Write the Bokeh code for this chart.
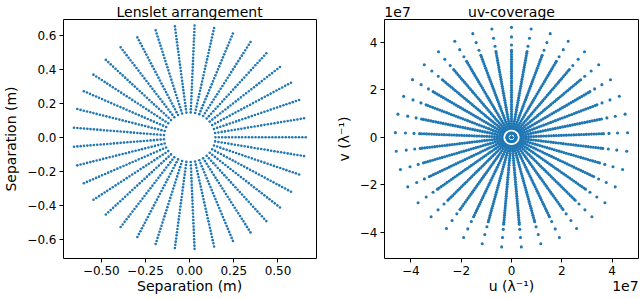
import numpy as np
from bokeh.plotting import figure
from bokeh.layouts import row
from bokeh.models import Range1d, FixedTicker, LinearAxis, ColumnDataSource
from bokeh.embed import file_html
from bokeh.resources import INLINE

# ---------------- data ----------------
# Lenslet arrangement: 37 radial spokes (angle of each spoke, degrees)
lens_angles_deg = [0.00, 9.73, 19.46, 29.19, 38.92, 48.65, 58.38, 68.11, 77.84,
                   87.57, 97.30, 107.03, 116.76, 126.49, 136.22, 145.95, 155.68,
                   165.41, 175.14, 184.86, 194.59, 204.32, 214.05, 223.78, 233.51,
                   243.24, 252.97, 262.70, 272.43, 282.16, 291.89, 301.62, 311.35,
                   321.08, 330.81, 340.54, 350.27]
# radial positions of lenslets along each spoke (m)
lens_radii_m = [0.146, 0.165, 0.184, 0.203, 0.222, 0.241, 0.260, 0.279, 0.297,
                0.316, 0.335, 0.354, 0.373, 0.392, 0.411, 0.430, 0.449, 0.468,
                0.487, 0.506, 0.525, 0.544, 0.563, 0.581, 0.600, 0.619, 0.638,
                0.657]

# uv-coverage: spokes (degrees) and sample radii along each spoke (units of 1e7 / lambda)
uv_angles_deg = [90.00, 99.73, 109.46, 119.19, 128.92, 138.65, 148.38, 158.11,
                 167.84, 177.57, 187.30, 197.03, 206.76, 216.49, 226.22, 235.95,
                 245.68, 255.41, 265.14, 274.86, 284.59, 294.32, 304.05, 313.78,
                 323.51, 333.24, 342.97, 352.70, 2.43, 12.16, 21.89, 31.62, 41.35,
                 51.08, 60.81, 70.54, 80.27]
uv_radii_1e7 = [0.00, 0.18, 0.38, 0.48, 0.58, 0.68, 0.78, 0.88, 0.98, 1.08, 1.18,
                1.28, 1.38, 1.48, 1.58, 1.68, 1.78, 1.88, 1.98, 2.08, 2.18, 2.28,
                2.38, 2.48, 2.58, 2.68, 2.78, 2.88, 2.98, 3.08, 3.18, 3.28, 3.38,
                3.48, 3.58, 3.66, 3.88, 4.22, 4.62]
uv_scale = 1e7

left_xticks = [-0.5, -0.25, 0.0, 0.25, 0.5]
left_xtick_labels = ["\u22120.50", "\u22120.25", "0.00", "0.25", "0.50"]
left_yticks = [-0.6, -0.4, -0.2, 0.0, 0.2, 0.4, 0.6]
left_ytick_labels = ["\u22120.6", "\u22120.4", "\u22120.2", "0.0", "0.2", "0.4", "0.6"]
uv_ticks = [-4e7, -2e7, 0.0, 2e7, 4e7]
uv_tick_labels = ["\u22124", "\u22122", "0", "2", "4"]

left_title = "Lenslet arrangement"
left_label = "Separation (m)"
right_title = "uv-coverage"
right_xlabel = "u (\u03bb\u207b\u00b9)"
right_ylabel = "v (\u03bb\u207b\u00b9)"
offset_text = "1e7"

# ---------------- styling ----------------
BLUE = "#1f77b4"
FONT = "DejaVu Sans"
H = 297


def style_axis(ax, size="12px"):
    ax.axis_line_color = "black"
    ax.axis_line_width = 1
    ax.major_tick_line_color = "black"
    ax.major_tick_out = 4
    ax.major_tick_in = 0
    ax.minor_tick_line_color = None
    ax.major_label_text_font = FONT
    ax.major_label_text_font_size = size
    ax.major_label_text_color = "black"
    ax.major_label_standoff = 3
    ax.axis_label_text_font = FONT
    ax.axis_label_text_font_size = "14px"
    ax.axis_label_text_font_style = "normal"
    ax.axis_label_text_color = "black"
    ax.axis_label_standoff = 5


def text_axis(ticks, labels, line=True):
    """Axis used only to carry texts (titles / labels) and, optionally, a spine."""
    ax = LinearAxis(ticker=FixedTicker(ticks=ticks),
                    major_label_overrides=dict(zip(ticks, labels)))
    ax.axis_line_color = "black" if line else None
    ax.axis_line_width = 1
    ax.major_tick_line_color = None
    ax.major_tick_out = 0
    ax.major_tick_in = 0
    ax.minor_tick_line_color = None
    ax.major_label_text_font = FONT
    ax.major_label_text_font_size = "14px"
    ax.major_label_text_color = "black"
    ax.major_label_standoff = 0
    return ax


def make_fig(width, xr, yr, mleft, mright):
    p = figure(width=width, height=H, x_range=Range1d(*xr), y_range=Range1d(*yr),
               output_backend="svg", toolbar_location=None, tools="",
               min_border_left=mleft, min_border_right=mright,
               min_border_top=15, min_border_bottom=39)
    p.grid.visible = False
    p.background_fill_color = "white"
    p.border_fill_color = "white"
    p.outline_line_color = None
    style_axis(p.xaxis[0])
    style_axis(p.yaxis[0])
    # right spine
    p.add_layout(text_axis([], []), "right")
    return p


# ---------------- left panel ----------------
LXR = (-0.714, 0.718)
LYR = (-0.713, 0.692)
p1 = make_fig(332, LXR, LYR, 58, 16)
th = np.deg2rad(np.array(lens_angles_deg))[:, None]
rr = np.array(lens_radii_m)[None, :]
src1 = ColumnDataSource(dict(x=(rr * np.cos(th)).ravel(), y=(rr * np.sin(th)).ravel()))
p1.scatter("x", "y", source=src1, size=2.6, fill_color=BLUE, line_color=None)
p1.xaxis[0].ticker = FixedTicker(ticks=left_xticks)
p1.xaxis[0].major_label_overrides = dict(zip(left_xticks, left_xtick_labels))
p1.yaxis[0].ticker = FixedTicker(ticks=left_yticks)
p1.yaxis[0].major_label_overrides = dict(zip(left_yticks, left_ytick_labels))
p1.yaxis[0].axis_label = left_label
# top spine + title, bottom label
p1.add_layout(text_axis([0.0], [left_title]), "above")
p1.add_layout(text_axis([0.0], [left_label], line=False), "below")

# ---------------- right panel ----------------
RXR = (-5.05e7, 5.05e7)
RYR = (-5.09e7, 4.95e7)
p2 = make_fig(307, RXR, RYR, 50, 1)
th2 = np.deg2rad(np.array(uv_angles_deg))[:, None]
rr2 = np.array(uv_radii_1e7)[None, :] * uv_scale
src2 = ColumnDataSource(dict(x=(rr2 * np.cos(th2)).ravel(), y=(rr2 * np.sin(th2)).ravel()))
p2.scatter("x", "y", source=src2, size=3.1, fill_color=BLUE, line_color=None)
p2.xaxis[0].ticker = FixedTicker(ticks=uv_ticks)
p2.xaxis[0].major_label_overrides = dict(zip(uv_ticks, uv_tick_labels))
p2.yaxis[0].ticker = FixedTicker(ticks=uv_ticks)
p2.yaxis[0].major_label_overrides = dict(zip(uv_ticks, uv_tick_labels))
p2.yaxis[0].axis_label = right_ylabel
# top spine with offset text and title; bottom label with offset text
p2.add_layout(text_axis([-4.53e7, 0.0], [offset_text, right_title]), "above")
p2.add_layout(text_axis([0.0, 4.53e7], [right_xlabel, offset_text], line=False), "below")

layout = row(p1, p2)
open("out.html", "w").write(file_html(layout, INLINE))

+--

Reproduce the whole listing exactly, but not the images in it.

Write the Bokeh code for this chart.
import numpy as np
from bokeh.plotting import figure
from bokeh.layouts import row
from bokeh.models import Range1d, FixedTicker, LinearAxis, ColumnDataSource
from bokeh.embed import file_html
from bokeh.resources import INLINE

# ---------------- data ----------------
# Lenslet arrangement: 37 radial spokes (angle of each spoke, degrees)
lens_angles_deg = [0.00, 9.73, 19.46, 29.19, 38.92, 48.65, 58.38, 68.11, 77.84,
                   87.57, 97.30, 107.03, 116.76, 126.49, 136.22, 145.95, 155.68,
                   165.41, 175.14, 184.86, 194.59, 204.32, 214.05, 223.78, 233.51,
                   243.24, 252.97, 262.70, 272.43, 282.16, 291.89, 301.62, 311.35,
                   321.08, 330.81, 340.54, 350.27]
# radial positions of lenslets along each spoke (m)
lens_radii_m = [0.146, 0.165, 0.184, 0.203, 0.222, 0.241, 0.260, 0.279, 0.297,
                0.316, 0.335, 0.354, 0.373, 0.392, 0.411, 0.430, 0.449, 0.468,
                0.487, 0.506, 0.525, 0.544, 0.563, 0.581, 0.600, 0.619, 0.638,
                0.657]

# uv-coverage: spokes (degrees) and sample radii along each spoke (units of 1e7 / lambda)
uv_angles_deg = [90.00, 99.73, 109.46, 119.19, 128.92, 138.65, 148.38, 158.11,
                 167.84, 177.57, 187.30, 197.03, 206.76, 216.49, 226.22, 235.95,
                 245.68, 255.41, 265.14, 274.86, 284.59, 294.32, 304.05, 313.78,
                 323.51, 333.24, 342.97, 352.70, 2.43, 12.16, 21.89, 31.62, 41.35,
                 51.08, 60.81, 70.54, 80.27]
uv_radii_1e7 = [0.00, 0.18, 0.38, 0.48, 0.58, 0.68, 0.78, 0.88, 0.98, 1.08, 1.18,
                1.28, 1.38, 1.48, 1.58, 1.68, 1.78, 1.88, 1.98, 2.08, 2.18, 2.28,
                2.38, 2.48, 2.58, 2.68, 2.78, 2.88, 2.98, 3.08, 3.18, 3.28, 3.38,
                3.48, 3.58, 3.66, 3.88, 4.22, 4.62]
uv_scale = 1e7

left_xticks = [-0.5, -0.25, 0.0, 0.25, 0.5]
left_xtick_labels = ["\u22120.50", "\u22120.25", "0.00", "0.25", "0.50"]
left_yticks = [-0.6, -0.4, -0.2, 0.0, 0.2, 0.4, 0.6]
left_ytick_labels = ["\u22120.6", "\u22120.4", "\u22120.2", "0.0", "0.2", "0.4", "0.6"]
uv_ticks = [-4e7, -2e7, 0.0, 2e7, 4e7]
uv_tick_labels = ["\u22124", "\u22122", "0", "2", "4"]

left_title = "Lenslet arrangement"
left_label = "Separation (m)"
right_title = "uv-coverage"
right_xlabel = "u (\u03bb\u207b\u00b9)"
right_ylabel = "v (\u03bb\u207b\u00b9)"
offset_text = "1e7"

# ---------------- styling ----------------
BLUE = "#1f77b4"
FONT = "DejaVu Sans"
H = 297


def style_axis(ax, size="12px"):
    ax.axis_line_color = "black"
    ax.axis_line_width = 1
    ax.major_tick_line_color = "black"
    ax.major_tick_out = 4
    ax.major_tick_in = 0
    ax.minor_tick_line_color = None
    ax.major_label_text_font = FONT
    ax.major_label_text_font_size = size
    ax.major_label_text_color = "black"
    ax.major_label_standoff = 3
    ax.axis_label_text_font = FONT
    ax.axis_label_text_font_size = "14px"
    ax.axis_label_text_font_style = "normal"
    ax.axis_label_text_color = "black"
    ax.axis_label_standoff = 5


def text_axis(ticks, labels, line=True):
    """Axis used only to carry texts (titles / labels) and, optionally, a spine."""
    ax = LinearAxis(ticker=FixedTicker(ticks=ticks),
                    major_label_overrides=dict(zip(ticks, labels)))
    ax.axis_line_color = "black" if line else None
    ax.axis_line_width = 1
    ax.major_tick_line_color = None
    ax.major_tick_out = 0
    ax.major_tick_in = 0
    ax.minor_tick_line_color = None
    ax.major_label_text_font = FONT
    ax.major_label_text_font_size = "14px"
    ax.major_label_text_color = "black"
    ax.major_label_standoff = 0
    return ax


def make_fig(width, xr, yr, mleft, mright):
    p = figure(width=width, height=H, x_range=Range1d(*xr), y_range=Range1d(*yr),
               output_backend="svg", toolbar_location=None, tools="",
               min_border_left=mleft, min_border_right=mright,
               min_border_top=15, min_border_bottom=39)
    p.grid.visible = False
    p.background_fill_color = "white"
    p.border_fill_color = "white"
    p.outline_line_color = None
    style_axis(p.xaxis[0])
    style_axis(p.yaxis[0])
    # right spine
    p.add_layout(text_axis([], []), "right")
    return p


# ---------------- left panel ----------------
LXR = (-0.714, 0.718)
LYR = (-0.713, 0.692)
p1 = make_fig(332, LXR, LYR, 58, 16)
th = np.deg2rad(np.array(lens_angles_deg))[:, None]
rr = np.array(lens_radii_m)[None, :]
src1 = ColumnDataSource(dict(x=(rr * np.cos(th)).ravel(), y=(rr * np.sin(th)).ravel()))
p1.scatter("x", "y", source=src1, size=2.6, fill_color=BLUE, line_color=None)
p1.xaxis[0].ticker = FixedTicker(ticks=left_xticks)
p1.xaxis[0].major_label_overrides = dict(zip(left_xticks, left_xtick_labels))
p1.yaxis[0].ticker = FixedTicker(ticks=left_yticks)
p1.yaxis[0].major_label_overrides = dict(zip(left_yticks, left_ytick_labels))
p1.yaxis[0].axis_label = left_label
# top spine + title, bottom label
p1.add_layout(text_axis([0.0], [left_title]), "above")
p1.add_layout(text_axis([0.0], [left_label], line=False), "below")

# ---------------- right panel ----------------
RXR = (-5.05e7, 5.05e7)
RYR = (-5.09e7, 4.95e7)
p2 = make_fig(307, RXR, RYR, 50, 1)
th2 = np.deg2rad(np.array(uv_angles_deg))[:, None]
rr2 = np.array(uv_radii_1e7)[None, :] * uv_scale
src2 = ColumnDataSource(dict(x=(rr2 * np.cos(th2)).ravel(), y=(rr2 * np.sin(th2)).ravel()))
p2.scatter("x", "y", source=src2, size=3.1, fill_color=BLUE, line_color=None)
p2.xaxis[0].ticker = FixedTicker(ticks=uv_ticks)
p2.xaxis[0].major_label_overrides = dict(zip(uv_ticks, uv_tick_labels))
p2.yaxis[0].ticker = FixedTicker(ticks=uv_ticks)
p2.yaxis[0].major_label_overrides = dict(zip(uv_ticks, uv_tick_labels))
p2.yaxis[0].axis_label = right_ylabel
# top spine with offset text and title; bottom label with offset text
p2.add_layout(text_axis([-4.53e7, 0.0], [offset_text, right_title]), "above")
p2.add_layout(text_axis([0.0, 4.53e7], [right_xlabel, offset_text], line=False), "below")

layout = row(p1, p2)
open("out.html", "w").write(file_html(layout, INLINE))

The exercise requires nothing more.